Map entry controls to your security zones. General office areas get electronic badge readers at main entry points. Restricted areas like server rooms and network closets get two-factor physical authentication (badge plus PIN or badge plus biometric). High-security areas should have mantrap doors, anti-tailgating controls, and multi-factor authentication. Set up a proper visitor management process. Register all visitors at reception before they enter controlled areas. Check government-issued ID. Issue temporary visitor badges that look obviously different from employee badges. Require escorts in restricted areas. Log entry and exit times. Collect badges when visitors leave. Handle contractor and maintenance access with care. Pre-authorise visits through a formal request process. Verify identity on arrival. Issue temporary badges restricted to the relevant zones. Decide whether each contractor type needs an escort or can work unescorted, and document the rationale. Revoke temporary access the moment work is finished. Set up delivery management. Designate a loading dock or reception area that is separated from secure zones. Inspect incoming deliveries before moving them into restricted areas. Log everything. Never let delivery personnel wander into restricted areas unescorted. Keep access logs for every entry point. Electronic systems should log every badge swipe with a timestamp automatically. For manually controlled doors, maintain a sign-in sheet. Review logs regularly for red flags - unusual access times, repeated failed attempts, access by people who should not be in that zone. Define a retention period and stick to it. Review physical access rights on a regular cycle. Confirm that each person's access matches their current role. Remove access for leavers and role-changers promptly. Audit active badges to make sure none belong to people who left six months ago. Test the entry controls periodically, including anti-tailgating measures.

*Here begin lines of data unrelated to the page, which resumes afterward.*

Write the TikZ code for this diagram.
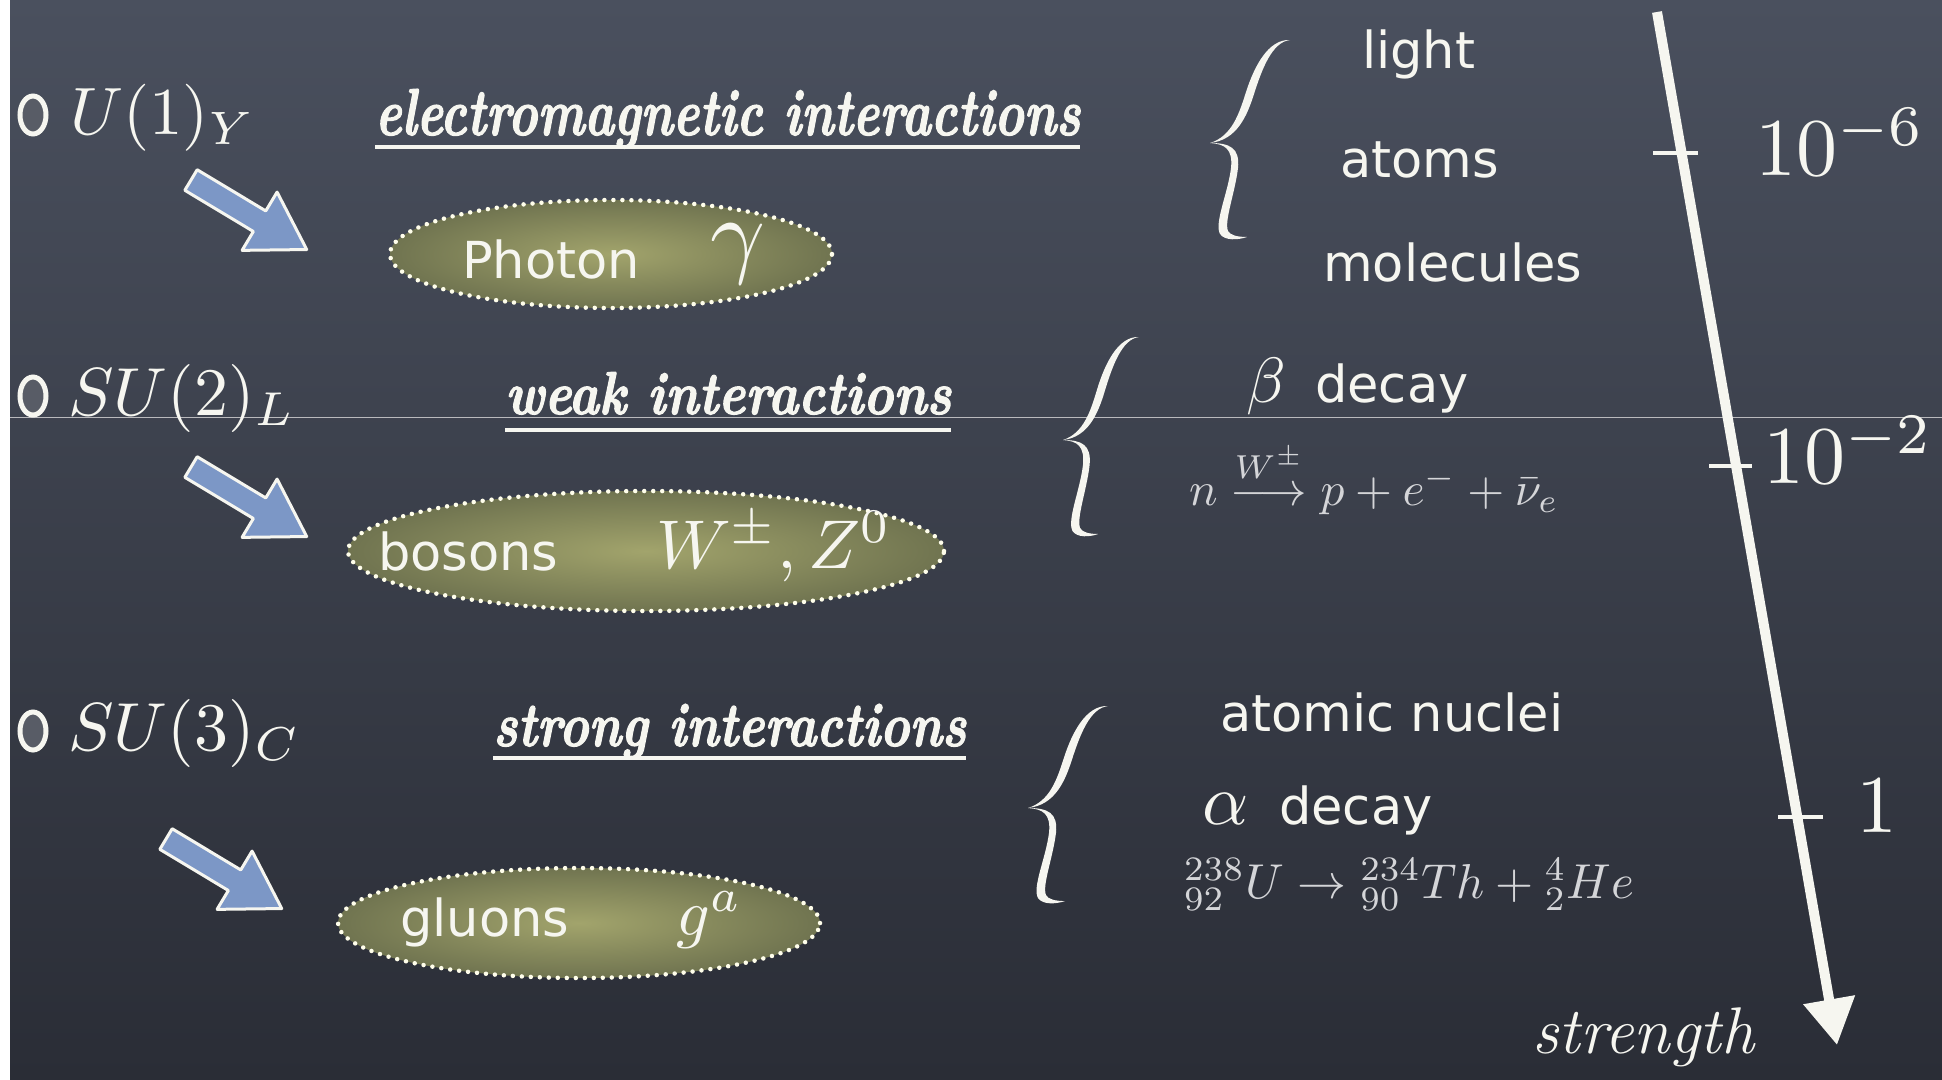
\documentclass[tikz,border=0pt]{standalone}
\usepackage{fontspec}
\usepackage{graphicx}
\usetikzlibrary{arrows.meta,shapes.geometric}
\newfontfamily\chalk{DejaVu Sans}
\newfontfamily\titlefont{lmroman10-bolditalic.otf}[FakeBold=2]
\definecolor{bgtop}{RGB}{74,80,94}
\definecolor{bgmid}{RGB}{60,65,78}
\definecolor{bgbot}{RGB}{42,45,54}
\definecolor{oliveIn}{RGB}{162,164,108}
\definecolor{oliveOut}{RGB}{112,116,80}
\definecolor{arrowblue}{RGB}{124,151,198}
\definecolor{chalkwhite}{RGB}{246,246,240}
\definecolor{dimwhite}{RGB}{212,213,216}
\definecolor{bulletfill}{RGB}{88,92,102}
\newcommand{\mth}[2]{\scalebox{#1}{$#2$}}
\newcommand{\blkarrow}[2]{%
  \begin{scope}[shift={#1}, rotate=#2]
    \filldraw[fill=arrowblue, draw=chalkwhite, line width=3pt, line join=round]
      (0,12) -- (80,12) -- (80,34) -- (135,0) -- (80,-34) -- (80,-12) -- (0,-12) -- cycle;
  \end{scope}}
\newcommand{\chalkbrace}[2]{% #1 = tip coordinate, #2 = extra scope options
  \begin{scope}[shift={#1}, #2]
    \fill[chalkwhite] (80,-103) .. controls (58,-104) and (44,-76) .. (36,-51)
      .. controls (29,-29) and (22,-7) .. (0,0)
      .. controls (27,-3) and (37,-27) .. (44,-49)
      .. controls (52,-74) and (62,-101) .. (80,-103) -- cycle;
    \fill[chalkwhite] (0,0) .. controls (15,1) and (23,6) .. (21,25)
      .. controls (18,50) and (4,80) .. (10,91)
      .. controls (15,98) and (28,97) .. (37,94)
      .. controls (27,94) and (20,92) .. (18,88)
      .. controls (14,78) and (25,50) .. (28,25)
      .. controls (30,5) and (20,0) .. (0,0) -- cycle;
  \end{scope}}
\tikzset{
  lbl/.style={inner sep=0pt, anchor=base west, text=chalkwhite},
  chalktext/.style={lbl, font=\chalk\fontsize{51}{60}\selectfont},
  react/.style={lbl, text=dimwhite},
  title/.style={lbl, font=\titlefont},
  uline/.style={draw=chalkwhite, line width=3.5pt},
  bullet/.style={draw=chalkwhite, fill=bulletfill, line width=5pt},
  particle/.style={ellipse, inner sep=0pt, inner color=oliveIn, outer color=oliveOut,
    draw=white!92!yellow, line width=4.5pt, dash pattern=on 0pt off 9pt, line cap=round},
  tick/.style={draw=chalkwhite, line width=4.5pt},
  axis/.style={draw=chalkwhite, line width=10pt, -{Triangle[length=46pt,width=50pt]}},
}
\begin{document}
\begin{tikzpicture}[x=1pt,y=-1pt]
\useasboundingbox (0,0) rectangle (1942,1079);
\fill[white] (0,0) rectangle (10,1079);
\shade[top color=bgtop, middle color=bgmid, bottom color=bgbot] (10,0) rectangle (1942,1079);
\draw[line width=1pt, color=white!70!gray, opacity=0.8] (10,417.5) -- (1942,417.5);

% ---- group labels
\draw[bullet] (33,115) ellipse [x radius=13, y radius=19];
\node[lbl] (u1) at (70,134) {\mth{6.7}{U(1)_Y}};
\draw[bullet] (33,396) ellipse [x radius=13, y radius=19];
\node[lbl] (su2) at (68,415) {\mth{6.8}{SU(2)_L}};
\draw[bullet] (33,731) ellipse [x radius=13, y radius=19];
\node[lbl] (su3) at (68,750) {\mth{6.8}{SU(3)_C}};

% ---- interaction titles
\node[title] (em) at (375,135) {\resizebox{705pt}{46pt}{electromagnetic interactions}};
\draw[uline] (375,147) -- (1080,147);
\node[title] (weak) at (505,414) {\resizebox{446pt}{42pt}{weak interactions}};
\draw[uline] (505,430) -- (951,430);
\node[title] (strong) at (493,746) {\resizebox{473pt}{42pt}{strong interactions}};
\draw[uline] (493,758) -- (966,758);

% ---- block arrows
\blkarrow{(191,180)}{-31}
\blkarrow{(191,467)}{-31}
\blkarrow{(166,839)}{-31}

% ---- particle ellipses
\node[particle, minimum width=442pt, minimum height=108pt] (e1) at (611,254) {};
\node[chalktext] (photon) at (462,278) {Photon};
\node[lbl] (gam) at (710,265) {\mth{9.6}{\gamma}};

\node[particle, minimum width=596pt, minimum height=120pt] (e2) at (646,551) {};
\node[chalktext] (bosons) at (378,570) {bosons};
\node[lbl] (wz) at (656,568) {\mth{6.9}{W^{\pm},Z^0}};

\node[particle, minimum width=482pt, minimum height=110pt] (e3) at (579,923) {};
\node[chalktext] (gluons) at (400,936) {gluons};
\node[lbl] (ga) at (676,935) {\mth{6.6}{g^a}};

% ---- braces
\chalkbrace{(1210,143)}{}
\chalkbrace{(1063,440)}{xscale=0.95}
\chalkbrace{(1028,808)}{yscale=0.99}

% ---- examples
\node[chalktext] (light) at (1362,68) {light};
\node[chalktext] (atoms) at (1340,177) {atoms};
\node[chalktext] (molec) at (1323,281) {molecules};

\node[lbl] (beta) at (1246,402) {\mth{6.4}{\beta}};
\node[chalktext] (bdecay) at (1315,402) {decay};
\node[react] (nreac) at (1189,505) {\mth{4.75}{n\stackrel{W^{\pm}}{\longrightarrow}p+e^{-}+\bar{\nu}_e}};

\node[chalktext] (nuclei) at (1220,731) {atomic nuclei};
\node[lbl] (alpha) at (1202,824) {\mth{7.2}{\alpha}};
\node[chalktext] (adecay) at (1279,824) {decay};
\node[react] (ureac) at (1184,898) {\mth{4.9}{{}^{238}_{92}U\rightarrow{}^{234}_{90}Th+{}^{4}_{2}He}};

% ---- strength axis
\coordinate (atop) at (1657,12);
\coordinate (abot) at (1837,1045);
\draw[axis] (atop) -- (abot);
\draw[tick] (1653,153) -- (1698,153);
\draw[tick] (1709,466) -- (1752,466);
\draw[tick] (1778,817) -- (1823,817);
\node[lbl] (s6) at (1755,175) {\mth{8.2}{10^{-6}}};
\node[lbl] (s2) at (1763,483) {\mth{8.2}{10^{-2}}};
\node[lbl] (s0) at (1856,832) {\mth{8.2}{1}};
\node[lbl, font=\itshape\fontsize{66}{78}\selectfont] (strength) at (1532,1053) {strength};
\end{tikzpicture}
\end{document}
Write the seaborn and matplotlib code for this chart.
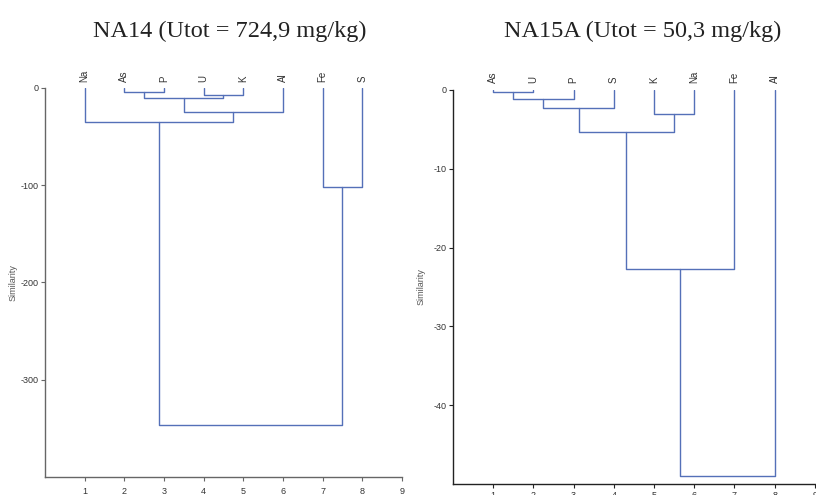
import pandas as pd
import matplotlib.pyplot as plt
import seaborn as sns

# NA14 sample: leaf order and merge steps (child a, child b, similarity)
na14_leaves = ['Na', 'As', 'P', 'U', 'K', 'Al', 'Fe', 'S']
na14_merges = [(1, 2, -4.4), (3, 4, -6.8), (8, 9, -9.9), (10, 5, -25.0),
               (0, 11, -34.9), (6, 7, -101.5), (12, 13, -347.0)]
na14_yticks = [0, -100, -200, -300]

# NA15A sample
na15_leaves = ['As', 'U', 'P', 'S', 'K', 'Na', 'Fe', 'Al']
na15_merges = [(0, 1, -0.22), (8, 2, -1.15), (9, 3, -2.3), (4, 5, -3.05),
               (10, 11, -5.3), (12, 6, -22.7), (13, 7, -49.0)]
na15_yticks = [0, -10, -20, -30, -40]

xticks = list(range(1, 10))
line_color = '#5470b8'


def dendro_segments(leaves, merges):
    # leaves sit at x = 1..n, height 0; each merge sits at mean of its children
    xs = [i + 1.0 for i in range(len(leaves))]
    hs = [0.0] * len(leaves)
    rows = []
    for k, (a, b, h) in enumerate(merges):
        pts = [(xs[a], hs[a]), (xs[a], h), (xs[b], h), (xs[b], hs[b])]
        for px, py in pts:
            rows.append({'seg': k, 'x': px, 'y': py})
        xs.append((xs[a] + xs[b]) / 2)
        hs.append(h)
    return pd.DataFrame(rows)


sns.set_theme(style='ticks')
plt.rcParams['axes.unicode_minus'] = False
plt.rcParams['font.family'] = ['Liberation Sans', 'DejaVu Sans']

fig = plt.figure(figsize=(8.16, 4.95), dpi=100)
ax1 = fig.add_axes([0.0551, 0.0364, 0.4375, 0.7859])
ax2 = fig.add_axes([0.5551, 0.0222, 0.4436, 0.7960])

panels = [
    (ax1, na14_leaves, na14_merges, na14_yticks, -400, '#666666', 4.0, 4.0),
    (ax2, na15_leaves, na15_merges, na15_yticks, -50, '#222222', 5.0, 2.0),
]

for ax, leaves, merges, yticks, ybottom, spine_col, lab_off, xpad in panels:
    df = dendro_segments(leaves, merges)
    sns.lineplot(data=df, x='x', y='y', units='seg', estimator=None,
                 sort=False, color=line_color, linewidth=1, ax=ax)
    for i, name in enumerate(leaves):
        ax.annotate(name, (i + 1, 0), xytext=(0, lab_off),
                    textcoords='offset points', rotation=90,
                    ha='center', va='bottom', fontsize=7, color='#333333',
                    annotation_clip=False)
    ax.set_xlim(0, 9)
    ax.set_ylim(ybottom, 0)
    ax.set_xticks(xticks)
    ax.set_xticklabels([str(t) for t in xticks])
    ax.set_yticks(yticks)
    ax.set_yticklabels([str(t) for t in yticks])
    ax.set_xlabel('')
    ax.set_ylabel('Similarity', fontsize=6.5, color='#555555')
    ax.yaxis.set_label_coords(-0.076, 0.5)
    ax.tick_params(axis='both', labelsize=6.5, length=3, width=0.8,
                   colors=spine_col, labelcolor='#333333')
    ax.tick_params(axis='x', pad=xpad)
    ax.tick_params(axis='y', pad=1.5)
    for side in ['top', 'right']:
        ax.spines[side].set_visible(False)
    for side in ['left', 'bottom']:
        ax.spines[side].set_color(spine_col)
        ax.spines[side].set_linewidth(1)

fig.text(0.281, 0.926, 'NA14 (Utot = 724,9 mg/kg)', ha='center',
         va='baseline', fontsize=17.5, family='Liberation Serif', color='#222222')
fig.text(0.788, 0.926, 'NA15A (Utot = 50,3 mg/kg)', ha='center',
         va='baseline', fontsize=17.5, family='Liberation Serif', color='#222222')

fig.savefig('out.png', dpi=100)
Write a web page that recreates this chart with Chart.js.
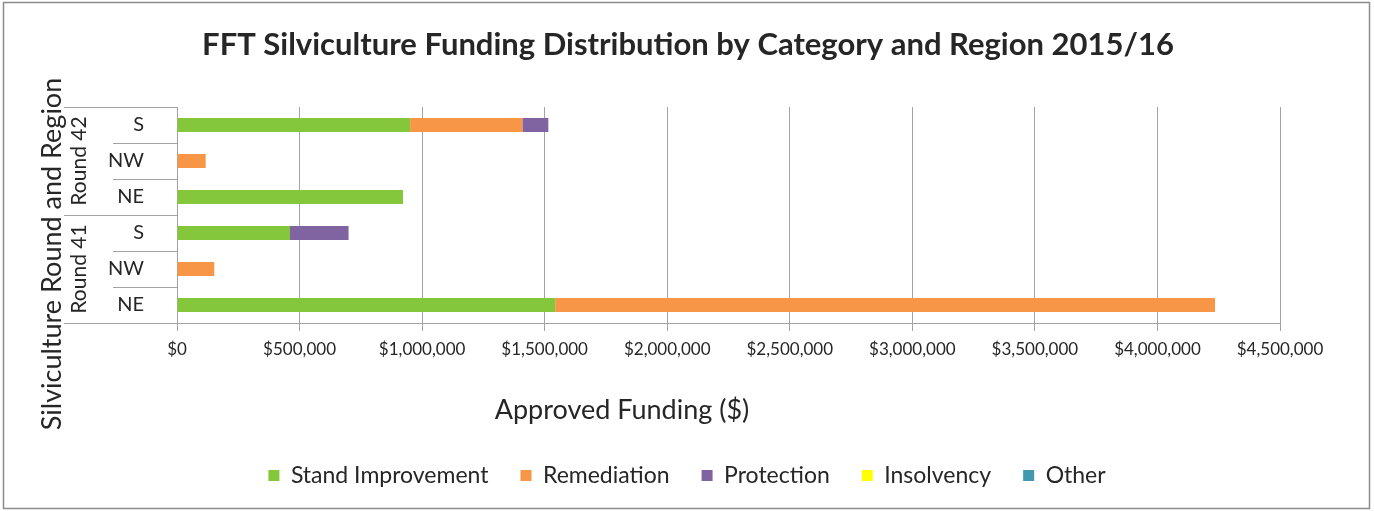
<!DOCTYPE html>
<html>
<head>
<meta charset="utf-8">
<script src="https://cdn.jsdelivr.net/npm/chart.js@4/dist/chart.umd.min.js"></script>
<style>
  body { margin: 0; background: #fff; }
  #wrap { position: relative; width: 1374px; height: 511px; }
</style>
</head>
<body>
<div id="wrap"><canvas id="fundingChart"></canvas></div>
<script>
// rows from top to bottom
const regions = ["S", "NW", "NE", "S", "NW", "NE"];
const rounds = ["Round 42", "Round 42", "Round 42", "Round 41", "Round 41", "Round 41"];

const standImprovement = [951000, 0, 922000, 461000, 0, 1543000];
const remediation = [458000, 117000, 0, 0, 152000, 2692000];
const protection = [106000, 0, 0, 239000, 0, 0];
const insolvency = [0, 0, 0, 0, 0, 0];
const other = [0, 0, 0, 0, 0, 0];

const tickMax = 4500000;
const tickStep = 500000;

const font = "Lato, 'Open Sans', sans-serif";
const textColor = "#262626";
const lineColor = "#a3a3a3";

// group labels, separators, titles and frame
const decorPlugin = {
    id: "decor",
    afterDraw(chart) {
        const ctx = chart.ctx;
        const area = chart.chartArea;
        const y = chart.scales.y;
        const rowH = (area.bottom - area.top) / regions.length;

        ctx.save();
        ctx.strokeStyle = "#8c8c8c";
        ctx.lineWidth = 1.5;
        ctx.strokeRect(3.5, 2.5, 1366, 506);

        ctx.strokeStyle = lineColor;
        ctx.lineWidth = 1;
        // row separators
        for (let i = 0; i <= regions.length; i++) {
            const py = Math.round(y.getPixelForValue(i) - rowH / 2) + 0.5;
            const isGroupEdge = i === 0 || i === regions.length || rounds[i] !== rounds[i - 1];
            ctx.beginPath();
            ctx.moveTo(isGroupEdge ? 64 : 113, py);
            ctx.lineTo(area.left, py);
            ctx.stroke();
        }

        // round labels
        ctx.fillStyle = textColor;
        ctx.textAlign = "center";
        ctx.textBaseline = "middle";
        ctx.font = "21px " + font;
        const groups = [...new Set(rounds)];
        groups.forEach(g => {
            const idx = rounds.map((r, i) => r === g ? i : -1).filter(i => i >= 0);
            const cy = (y.getPixelForValue(idx[0]) + y.getPixelForValue(idx[idx.length - 1])) / 2;
            ctx.save();
            ctx.translate(79, cy);
            ctx.rotate(-Math.PI / 2);
            ctx.fillText(g, 0, 0);
            ctx.restore();
        });

        // y axis title
        ctx.font = "27px " + font;
        ctx.save();
        ctx.translate(52, 254);
        ctx.rotate(-Math.PI / 2);
        ctx.fillText("Silviculture Round and Region", 0, 0);
        ctx.restore();

        // x axis title
        ctx.font = "27px " + font;
        ctx.fillText("Approved Funding ($)", 622, 410);

        // chart title
        ctx.font = "bold 31px " + font;
        ctx.fillText("FFT Silviculture Funding Distribution by Category and Region 2015/16", 688, 45);
        ctx.restore();
    }
};

const makeSet = (label, data, color) => ({
    label: label,
    data: data,
    backgroundColor: color,
    borderWidth: 0,
    categoryPercentage: 1,
    barPercentage: 0.39
});

new Chart(document.getElementById("fundingChart"), {
    type: "bar",
    data: {
        labels: regions,
        datasets: [
            makeSet("Stand Improvement", standImprovement, "#84c73a"),
            makeSet("Remediation", remediation, "#f79646"),
            makeSet("Protection", protection, "#8064a2"),
            makeSet("Insolvency", insolvency, "#ffff00"),
            makeSet("Other", other, "#4198af")
        ]
    },
    options: {
        indexAxis: "y",
        responsive: true,
        maintainAspectRatio: false,
        animation: false,
        layout: { padding: { left: 0, right: 0, top: 107, bottom: 14 } },
        scales: {
            x: {
                stacked: true,
                min: 0,
                max: tickMax,
                ticks: {
                    stepSize: tickStep,
                    padding: 8,
                    color: textColor,
                    font: { family: font, size: 17 },
                    callback: v => "$" + v.toLocaleString("en-US")
                },
                grid: { color: lineColor, tickLength: 8, tickColor: lineColor },
                border: { color: lineColor },
                afterFit: s => { s.height = 109; }
            },
            y: {
                stacked: true,
                ticks: {
                    padding: 25,
                    color: textColor,
                    font: { family: font, size: 20 }
                },
                grid: { display: false },
                border: { color: lineColor },
                afterFit: s => { s.width = 177; }
            },
            // empty right-hand spacer so the legend centres on the whole page
            spacer: {
                type: "category",
                position: "right",
                labels: regions,
                ticks: { display: false },
                grid: { display: false },
                border: { display: false },
                afterFit: s => { s.width = 94; }
            }
        },
        plugins: {
            title: { display: false },
            tooltip: { enabled: false },
            legend: {
                position: "bottom",
                labels: {
                    boxWidth: 11,
                    boxHeight: 11,
                    padding: 32,
                    color: textColor,
                    font: { family: font, size: 23 }
                }
            }
        }
    },
    plugins: [decorPlugin]
});
</script>
</body>
</html>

Evidence Your Auditor Will Request

  • Physical access control system configuration and entry point inventory
  • Visitor management procedures and sample visitor logs
  • Physical access rights records showing authorized personnel by zone
  • Access log reports showing entry and exit records
  • Physical access review records showing periodic verification of access rights

Common Mistakes

  • Tailgating is common and anti-tailgating controls are not implemented
  • Visitor management is informal with no logging or badge issuance
  • Physical access rights are not reviewed when personnel change roles or leave
  • Access logs are not monitored for anomalies or retained for a sufficient period
  • After-hours access to sensitive areas is not controlled or monitored

Related Controls Across Frameworks

Framework Control ID Relationship
SOC 2 CC6.4 Equivalent
NIS2 Art.21(2)(a) Partial overlap

Frequently Asked Questions

How do we prevent tailgating at access-controlled doors?
It depends on the risk level. For general office doors, awareness training and "do not hold the door" signage go a long way. Add anti-passback features in your access control system so a badge cannot be used twice in a row without exiting first. For higher-security zones, look at turnstiles, security revolving doors, or mantrap entries. Video analytics that flag tailgating attempts are getting more affordable too. Match the investment to the sensitivity of the area.
Should we use biometric access controls?
For server rooms and data centres, biometrics make a lot of sense - they are hard to share or lose, unlike badges. But there are trade-offs. Under GDPR, biometric data is special category personal data, so you need a proper legal basis and a DPIA. You also need to think about reliability (fingerprint readers struggle with dirty or wet hands), fallback procedures for when the system goes down, and cost. For most organisations, biometrics at two or three high-value entry points is the sweet spot rather than rolling them out everywhere.